Given instruction: Start at the line holding "Clone this diagram in TikZ.", stop at the line holding "4 = dosis radiasi", and repeat those lines exactly, both ends included; skip the pictures.

Dataset rows:
══════════════════════════════
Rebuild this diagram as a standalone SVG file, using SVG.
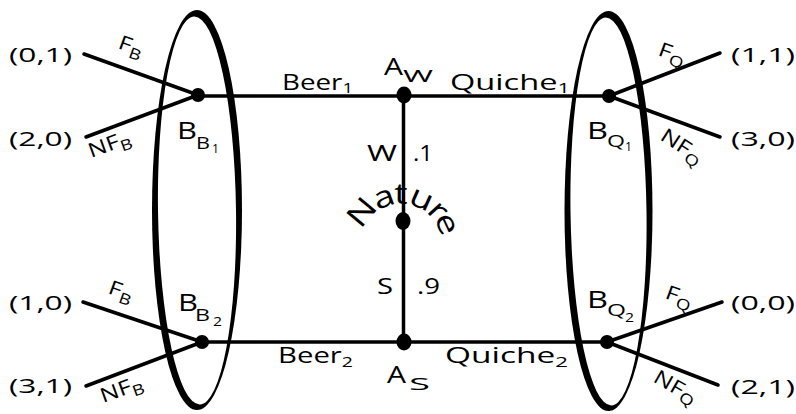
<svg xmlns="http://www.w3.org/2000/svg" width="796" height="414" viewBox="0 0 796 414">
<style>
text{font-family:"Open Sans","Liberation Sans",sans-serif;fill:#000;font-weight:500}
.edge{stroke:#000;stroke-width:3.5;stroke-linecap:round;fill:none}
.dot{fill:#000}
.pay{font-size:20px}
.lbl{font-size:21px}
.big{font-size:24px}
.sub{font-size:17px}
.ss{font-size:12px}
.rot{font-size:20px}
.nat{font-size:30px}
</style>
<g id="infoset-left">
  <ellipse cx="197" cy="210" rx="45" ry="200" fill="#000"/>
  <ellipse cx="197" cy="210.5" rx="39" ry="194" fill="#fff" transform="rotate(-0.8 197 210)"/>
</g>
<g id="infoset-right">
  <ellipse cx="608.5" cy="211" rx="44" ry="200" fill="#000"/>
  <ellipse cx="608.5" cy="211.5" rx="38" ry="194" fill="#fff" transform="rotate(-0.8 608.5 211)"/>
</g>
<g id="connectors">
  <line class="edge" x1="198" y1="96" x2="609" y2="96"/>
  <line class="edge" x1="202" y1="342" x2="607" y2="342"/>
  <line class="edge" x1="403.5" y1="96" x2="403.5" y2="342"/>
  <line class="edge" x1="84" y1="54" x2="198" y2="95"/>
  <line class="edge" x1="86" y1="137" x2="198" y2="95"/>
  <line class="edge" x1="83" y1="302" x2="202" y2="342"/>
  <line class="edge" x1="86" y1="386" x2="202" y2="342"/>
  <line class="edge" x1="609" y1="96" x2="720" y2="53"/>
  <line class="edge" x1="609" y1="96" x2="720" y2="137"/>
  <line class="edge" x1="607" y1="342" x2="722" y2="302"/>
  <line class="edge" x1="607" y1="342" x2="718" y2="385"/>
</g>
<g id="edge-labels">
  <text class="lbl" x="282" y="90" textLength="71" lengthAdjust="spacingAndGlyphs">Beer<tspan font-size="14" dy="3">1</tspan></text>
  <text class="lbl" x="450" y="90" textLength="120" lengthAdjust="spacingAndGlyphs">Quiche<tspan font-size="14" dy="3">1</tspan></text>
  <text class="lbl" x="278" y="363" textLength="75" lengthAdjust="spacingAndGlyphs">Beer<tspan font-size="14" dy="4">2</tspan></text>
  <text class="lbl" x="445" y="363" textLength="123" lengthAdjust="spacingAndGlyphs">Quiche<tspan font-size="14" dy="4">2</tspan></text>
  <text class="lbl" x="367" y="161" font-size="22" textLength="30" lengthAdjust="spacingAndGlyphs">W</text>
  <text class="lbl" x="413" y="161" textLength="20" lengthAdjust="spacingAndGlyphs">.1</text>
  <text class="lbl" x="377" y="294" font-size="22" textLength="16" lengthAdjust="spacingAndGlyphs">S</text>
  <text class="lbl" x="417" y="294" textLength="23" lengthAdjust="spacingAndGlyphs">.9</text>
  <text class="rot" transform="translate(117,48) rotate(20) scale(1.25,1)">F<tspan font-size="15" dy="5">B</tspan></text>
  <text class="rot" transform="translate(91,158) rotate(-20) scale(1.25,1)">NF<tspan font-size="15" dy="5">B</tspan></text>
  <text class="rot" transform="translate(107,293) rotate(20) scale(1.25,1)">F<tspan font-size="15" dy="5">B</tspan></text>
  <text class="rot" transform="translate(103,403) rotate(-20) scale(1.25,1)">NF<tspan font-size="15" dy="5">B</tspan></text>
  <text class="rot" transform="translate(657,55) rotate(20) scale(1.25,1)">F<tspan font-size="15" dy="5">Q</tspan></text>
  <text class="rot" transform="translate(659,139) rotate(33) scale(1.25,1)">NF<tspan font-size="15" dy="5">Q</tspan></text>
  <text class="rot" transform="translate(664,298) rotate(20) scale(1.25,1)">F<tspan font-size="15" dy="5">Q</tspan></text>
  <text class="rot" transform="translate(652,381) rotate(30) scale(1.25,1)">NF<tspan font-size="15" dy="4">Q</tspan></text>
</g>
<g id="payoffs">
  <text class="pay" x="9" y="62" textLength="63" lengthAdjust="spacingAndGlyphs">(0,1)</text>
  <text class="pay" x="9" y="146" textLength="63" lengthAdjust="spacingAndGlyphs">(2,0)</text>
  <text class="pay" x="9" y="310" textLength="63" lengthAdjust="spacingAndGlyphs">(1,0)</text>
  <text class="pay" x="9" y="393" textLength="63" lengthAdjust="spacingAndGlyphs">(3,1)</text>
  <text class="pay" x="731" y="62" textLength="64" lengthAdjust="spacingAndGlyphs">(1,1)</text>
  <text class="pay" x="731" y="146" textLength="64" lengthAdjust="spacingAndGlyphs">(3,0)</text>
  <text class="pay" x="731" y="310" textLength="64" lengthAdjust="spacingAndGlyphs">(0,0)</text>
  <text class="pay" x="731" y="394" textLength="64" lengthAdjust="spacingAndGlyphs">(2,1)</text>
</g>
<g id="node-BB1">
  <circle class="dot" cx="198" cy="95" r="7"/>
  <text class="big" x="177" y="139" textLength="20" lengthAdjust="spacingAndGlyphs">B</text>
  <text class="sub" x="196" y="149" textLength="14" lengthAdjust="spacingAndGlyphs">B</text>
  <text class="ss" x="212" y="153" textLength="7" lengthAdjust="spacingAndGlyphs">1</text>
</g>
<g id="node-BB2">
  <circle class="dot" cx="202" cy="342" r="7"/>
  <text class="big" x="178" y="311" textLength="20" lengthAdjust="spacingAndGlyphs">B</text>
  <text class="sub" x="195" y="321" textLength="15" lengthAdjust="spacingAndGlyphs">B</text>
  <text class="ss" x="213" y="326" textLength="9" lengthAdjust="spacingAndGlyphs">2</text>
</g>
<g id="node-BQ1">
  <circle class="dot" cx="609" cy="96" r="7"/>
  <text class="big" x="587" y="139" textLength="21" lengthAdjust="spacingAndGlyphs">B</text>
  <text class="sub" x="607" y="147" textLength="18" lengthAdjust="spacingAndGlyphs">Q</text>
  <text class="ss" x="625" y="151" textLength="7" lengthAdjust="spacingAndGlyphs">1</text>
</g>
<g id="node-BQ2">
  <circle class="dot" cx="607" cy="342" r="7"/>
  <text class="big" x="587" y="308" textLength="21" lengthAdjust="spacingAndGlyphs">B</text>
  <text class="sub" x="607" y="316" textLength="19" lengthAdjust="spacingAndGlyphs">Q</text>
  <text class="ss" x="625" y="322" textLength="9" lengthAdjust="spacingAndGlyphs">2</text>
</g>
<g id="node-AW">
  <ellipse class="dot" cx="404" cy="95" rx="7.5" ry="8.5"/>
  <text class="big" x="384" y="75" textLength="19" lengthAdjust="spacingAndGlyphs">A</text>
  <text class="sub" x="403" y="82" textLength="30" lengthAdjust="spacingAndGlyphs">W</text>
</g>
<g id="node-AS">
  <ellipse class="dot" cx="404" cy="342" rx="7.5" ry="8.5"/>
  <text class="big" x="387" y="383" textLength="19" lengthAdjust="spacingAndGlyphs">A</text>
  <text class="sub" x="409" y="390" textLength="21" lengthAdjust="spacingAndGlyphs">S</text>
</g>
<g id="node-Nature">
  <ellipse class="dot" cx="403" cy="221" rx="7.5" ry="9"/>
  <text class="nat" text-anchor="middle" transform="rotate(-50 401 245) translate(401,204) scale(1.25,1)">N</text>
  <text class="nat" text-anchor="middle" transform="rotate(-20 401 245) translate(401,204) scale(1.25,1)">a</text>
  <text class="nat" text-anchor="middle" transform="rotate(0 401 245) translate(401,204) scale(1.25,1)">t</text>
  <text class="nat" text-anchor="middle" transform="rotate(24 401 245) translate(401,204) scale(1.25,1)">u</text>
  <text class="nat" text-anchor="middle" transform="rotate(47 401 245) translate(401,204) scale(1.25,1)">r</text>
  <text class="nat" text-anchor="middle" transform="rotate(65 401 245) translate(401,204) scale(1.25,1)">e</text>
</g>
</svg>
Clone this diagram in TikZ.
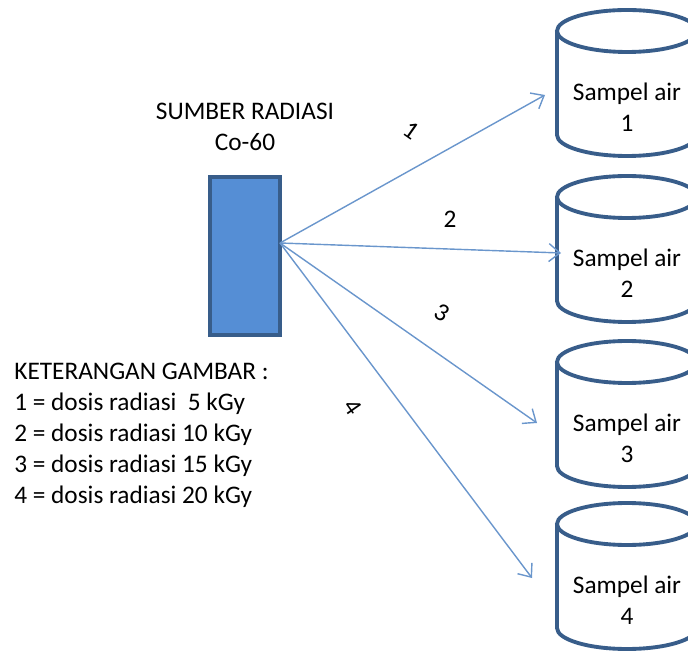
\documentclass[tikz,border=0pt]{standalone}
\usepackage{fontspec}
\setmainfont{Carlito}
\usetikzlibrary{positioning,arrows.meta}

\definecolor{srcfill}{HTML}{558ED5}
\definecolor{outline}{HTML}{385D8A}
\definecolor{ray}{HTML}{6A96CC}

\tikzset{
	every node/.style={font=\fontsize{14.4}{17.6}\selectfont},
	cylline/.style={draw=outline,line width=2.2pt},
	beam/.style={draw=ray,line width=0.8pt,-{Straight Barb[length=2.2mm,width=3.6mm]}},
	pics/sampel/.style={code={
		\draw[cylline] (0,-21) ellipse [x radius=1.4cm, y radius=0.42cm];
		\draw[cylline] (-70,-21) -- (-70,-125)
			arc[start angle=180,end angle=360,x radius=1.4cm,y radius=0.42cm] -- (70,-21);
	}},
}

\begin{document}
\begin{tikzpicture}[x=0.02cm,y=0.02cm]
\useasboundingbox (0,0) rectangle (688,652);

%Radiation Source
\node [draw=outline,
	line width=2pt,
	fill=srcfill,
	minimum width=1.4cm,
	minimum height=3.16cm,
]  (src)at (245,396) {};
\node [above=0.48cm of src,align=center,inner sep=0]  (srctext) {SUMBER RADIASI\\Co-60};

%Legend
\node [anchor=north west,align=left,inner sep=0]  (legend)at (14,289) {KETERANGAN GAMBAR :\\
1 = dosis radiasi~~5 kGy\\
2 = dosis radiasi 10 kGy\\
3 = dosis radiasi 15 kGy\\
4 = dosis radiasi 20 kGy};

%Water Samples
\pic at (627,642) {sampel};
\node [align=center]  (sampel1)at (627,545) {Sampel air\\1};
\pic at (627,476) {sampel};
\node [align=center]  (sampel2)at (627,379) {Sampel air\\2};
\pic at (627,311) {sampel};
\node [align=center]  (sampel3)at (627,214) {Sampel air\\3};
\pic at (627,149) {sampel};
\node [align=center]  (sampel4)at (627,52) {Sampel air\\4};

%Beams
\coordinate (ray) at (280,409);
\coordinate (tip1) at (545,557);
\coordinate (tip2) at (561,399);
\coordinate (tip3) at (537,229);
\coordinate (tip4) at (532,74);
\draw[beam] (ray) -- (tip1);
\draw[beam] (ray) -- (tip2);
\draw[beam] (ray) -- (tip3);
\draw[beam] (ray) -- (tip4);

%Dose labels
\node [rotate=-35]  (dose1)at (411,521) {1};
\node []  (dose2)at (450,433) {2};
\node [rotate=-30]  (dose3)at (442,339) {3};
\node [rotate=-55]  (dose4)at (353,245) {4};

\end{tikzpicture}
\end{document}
══════════════════════════════
Solution for this task:
Clone this diagram in TikZ.
\documentclass[tikz,border=0pt]{standalone}
\usepackage{fontspec}
\setmainfont{Carlito}
\usetikzlibrary{positioning,arrows.meta}

\definecolor{srcfill}{HTML}{558ED5}
\definecolor{outline}{HTML}{385D8A}
\definecolor{ray}{HTML}{6A96CC}

\tikzset{
	every node/.style={font=\fontsize{14.4}{17.6}\selectfont},
	cylline/.style={draw=outline,line width=2.2pt},
	beam/.style={draw=ray,line width=0.8pt,-{Straight Barb[length=2.2mm,width=3.6mm]}},
	pics/sampel/.style={code={
		\draw[cylline] (0,-21) ellipse [x radius=1.4cm, y radius=0.42cm];
		\draw[cylline] (-70,-21) -- (-70,-125)
			arc[start angle=180,end angle=360,x radius=1.4cm,y radius=0.42cm] -- (70,-21);
	}},
}

\begin{document}
\begin{tikzpicture}[x=0.02cm,y=0.02cm]
\useasboundingbox (0,0) rectangle (688,652);

%Radiation Source
\node [draw=outline,
	line width=2pt,
	fill=srcfill,
	minimum width=1.4cm,
	minimum height=3.16cm,
]  (src)at (245,396) {};
\node [above=0.48cm of src,align=center,inner sep=0]  (srctext) {SUMBER RADIASI\\Co-60};

%Legend
\node [anchor=north west,align=left,inner sep=0]  (legend)at (14,289) {KETERANGAN GAMBAR :\\
1 = dosis radiasi~~5 kGy\\
2 = dosis radiasi 10 kGy\\
3 = dosis radiasi 15 kGy\\
4 = dosis radiasi 20 kGy};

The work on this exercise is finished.